Much of the theory underlying integrative CALL is derived from the Vygotskyan sociocultural model of language learning (Wertsch, 1985) in which interaction is regarded as essential for the creation of meaning. Thus, person-to-person interaction is a conspicuous feature of many current CALL activities. The rise of LANs to teach writing interactively and e-mail exchange programs among students, classes, and institutions are examples of interactive language learning activities, as are multiplayer role-playing games and interactive online real-time learning situations such as MOOs (Multiple-user-domain object oriented) and simulation games played by different users. The rise of the Internet has promoted the use of CALL for information retrieval, creating the concept of computer literacy, a term referring to the development of skills for data retrieval, critical interpretation, and participation in online discourse communities (see Felix, 1999, 2002; Hawisher & Self, 2000; Murray, 2000; Warschauer, 1999). Learner autonomy—the influential concept from general education suggesting that students learn better when they discover things through their own efforts rather than when they receive knowledge passively through instruction—is an important goal of the current view of CALL (Healy, 1999).

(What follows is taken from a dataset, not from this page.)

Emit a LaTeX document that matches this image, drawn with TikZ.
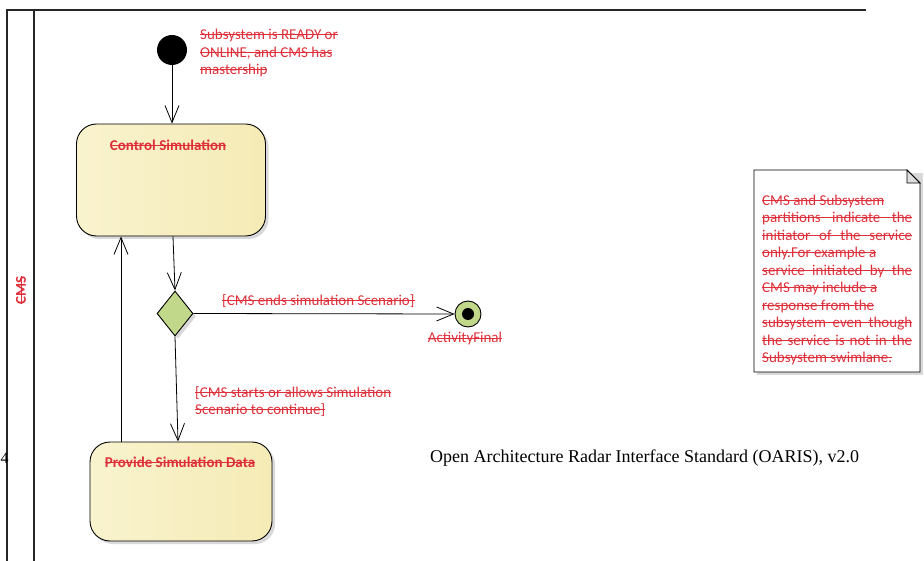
\documentclass[tikz,border=0pt]{standalone}
\usepackage{fontspec}
\setmainfont{Carlito}
\newfontfamily\capfont{Liberation Serif}
\usetikzlibrary{arrows.meta,shadows,shapes.geometric,calc}
\definecolor{umlred}{RGB}{222,48,58}
\definecolor{actR}{RGB}{245,235,182}
\definecolor{actL}{RGB}{249,243,206}
\definecolor{decfill}{RGB}{193,216,138}
\definecolor{foldgray}{RGB}{222,222,222}
\newsavebox\stkbox
\newcommand\stk[1]{\sbox\stkbox{#1}\rlap{\rule[0.28em]{\wd\stkbox}{0.075em}}\usebox\stkbox}
\newcommand\jline[1]{\stk{\makebox[150pt][s]{#1}}}
\tikzset{
  redtxt/.style={text=umlred, font=\fontsize{15}{17.5}\selectfont, inner sep=0pt},
  boldred/.style={text=umlred, font=\fontsize{15}{17.5}\selectfont\bfseries, inner sep=0pt},
  shadowed/.style={drop shadow={opacity=0.25, shadow xshift=3pt, shadow yshift=-3pt, fill=black!60}},
  actbox/.style={draw=black, line width=0.9pt, rounded corners=20pt, left color=actL, right color=actR, shadowed, inner sep=0pt},
  decision/.style={diamond, draw=black, line width=0.9pt, fill=decfill, shadowed, minimum width=36pt, minimum height=45pt, inner sep=0pt},
  initnode/.style={circle, fill=black, minimum size=30pt, inner sep=0pt},
  finalnode/.style={circle, draw=black, line width=0.9pt, fill=decfill, minimum size=26pt, inner sep=0pt},
  flow/.style={line width=0.8pt, -{Straight Barb[length=17pt, width=14pt, line width=0.8pt]}},
  lane/.style={line width=1.8pt, black!85},
  notebox/.style={draw=black, line width=0.8pt, fill=white}
}
\begin{document}
\begin{tikzpicture}[x=1pt, y=-1pt]
\useasboundingbox (0,0) rectangle (924,561);
% swimlane frame
\draw[lane] (7,561) -- (7,10) -- (866,10);
\draw[lane] (34,10) -- (34,561);
\node[boldred, rotate=90] (lanelbl) at (21,290) {\stk{CMS}};
\node[font=\capfont\fontsize{16}{18}\selectfont, inner sep=0pt, anchor=west] (pagenum) at (0.5,458) {4};

% nodes
\node[initnode] (init) at (172,50) {};
\node[redtxt, anchor=north west, align=left] (initnote) at (200,29)
  {\stk{Subsystem is READY or}\\\stk{ONLINE, and CMS has}\\\stk{mastership}};

\node[actbox, minimum width=189pt, minimum height=112pt] (cs) at (171,180) {};
\node[boldred] (cstitle) at (168,145) {\stk{Control Simulation}};

\node[decision] (dec) at (175,313.5) {};
\node[finalnode] (fin) at (468,314) {};
\node[circle, fill=black, minimum size=12pt, inner sep=0pt] (findot) at (fin.center) {};
\node[redtxt] (finlbl) at (465,339) {\stk{ActivityFinal}};

\node[actbox, minimum width=182pt, minimum height=99pt] (psd) at (181,491.5) {};
\node[boldred] (psdtitle) at (180,462) {\stk{Provide Simulation Data}};

% connectors
\draw[flow] (init) -- (cs.north -| init);
\draw[flow] ($(cs.south)+(2,0)$) -- (dec.north);
\draw[flow] (dec.east) -- (fin.west);
\draw[flow] (dec.south) -- ($(psd.north)+(-3,0)$);
\coordinate (upx) at (121,0);
\draw[flow] (psd.north -| upx) -- (cs.south -| upx);

\node[redtxt, anchor=west] (g1) at (222,301) {\stk{[CMS ends simulation Scenario]}};
\node[redtxt, anchor=north west, align=left] (g2) at (195,386)
  {\stk{[CMS starts or allows Simulation}\\\stk{Scenario to continue]}};

% note
\fill[black!60, opacity=0.25] (757,173) -- (923,173) -- (923,375) -- (757,375) -- cycle;
\draw[notebox] (754,170) -- (907,170) -- (920,183) -- (920,372) -- (754,372) -- cycle;
\draw[line width=0.8pt, fill=foldgray] (907,170) -- (907,183) -- (920,183) -- cycle;
\node[redtxt, anchor=north west, align=left] (notetxt) at (762,194.5)
  {\stk{CMS and Subsystem}\\
   \jline{partitions indicate the}\\
   \jline{initiator of the service}\\
   \stk{only.For example a}\\
   \jline{service initiated by the}\\
   \stk{CMS may include a}\\
   \stk{response from the}\\
   \jline{subsystem even though}\\
   \jline{the service is not in the}\\
   \stk{Subsystem swimlane.}};

% caption
\node[font=\capfont\fontsize{18}{20}\selectfont, inner sep=0pt, anchor=west] (caption) at (430,458)
  {Open Architecture Radar Interface Standard (OARIS), v2.0};
\end{tikzpicture}
\end{document}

A second feature of integrative CALL is the movement away from language-learning software and CD-ROMs to Web-based activities that allow learners flexible, self-paced access to information (Felix, 1998, 1999, 2000; Lin & Hsieh, 2001; Schcolnik, 2002; Warschauer, 1999). Thus, both teachers and students increasingly view computers and CALL as means to an end—the end being authentic, Web-based communication for meaningful purpose—rather than merely as a tool for language learning.
Regarding the future of CALL and the direction of educational technology in general, the point has been made repeatedly that no one knew what a powerful communication tool the telephone would eventually become, how the car would transform transportation, or how important television would become as a global medium. On the same way, from our current vantage point at the start of the computer era, it is impossible to visualize the changes that will occur as a result of its future development. Some researchers caution against the destruction of human relationships and the fragmentation of human society as a result of computer-mediated communication (CMC) preempting face-to-face interaction, warning that “improved tools are still projecting an unimproved and thoroughly unrevolutionary agenda” (Brown, 1997, P. 245). Other researchers (e.g., Ogden, 1995; Warschauer, 1999) predict that we are heading toward a world without borders, with the rise of knowledge brokers and information literates as the new aristocracy and power elite. However, still others caution that the expensive technology and infrastructure required for online activities tend to privilege the culture and educational pedagogies of the advanced nations, creating a hegemonic “digital divide” between technological haves and have-nots (e.g. Crystal, 2001; Hawisher & Self, 2000; Hoffman & Novak, 2001; Murray, 2000; Warschauer, 2003). However, Murray (2000) observed that the new communication technologies such as video conferencing and e-mail have not yet replaced the old forms such phone calls and letters, but rather complement them, so the direction of the relationship between language learning and technology is still unclear. Nonetheless, most researchers agree that a major shift is taking place (see discussions in Crystal, 2001; Murray, 2000; Warschauer, 2003)—a shift in the use of general technology and a shift in education away from the teacher-centered classroom toward a learner-centered system where the learner is in control of the lesson content and the learning process. CALL has historically been rooted in educational technology, and findings from the general field of education will continue to be influential in determining its future directions.
(from Sandra Fotos & Charles Brown. New Perspectives on CALL for Second Language Classrooms. Mahwha, NJ, USA: Lawrence Erlbaum Associates, Incorporated, 2004. P 3.)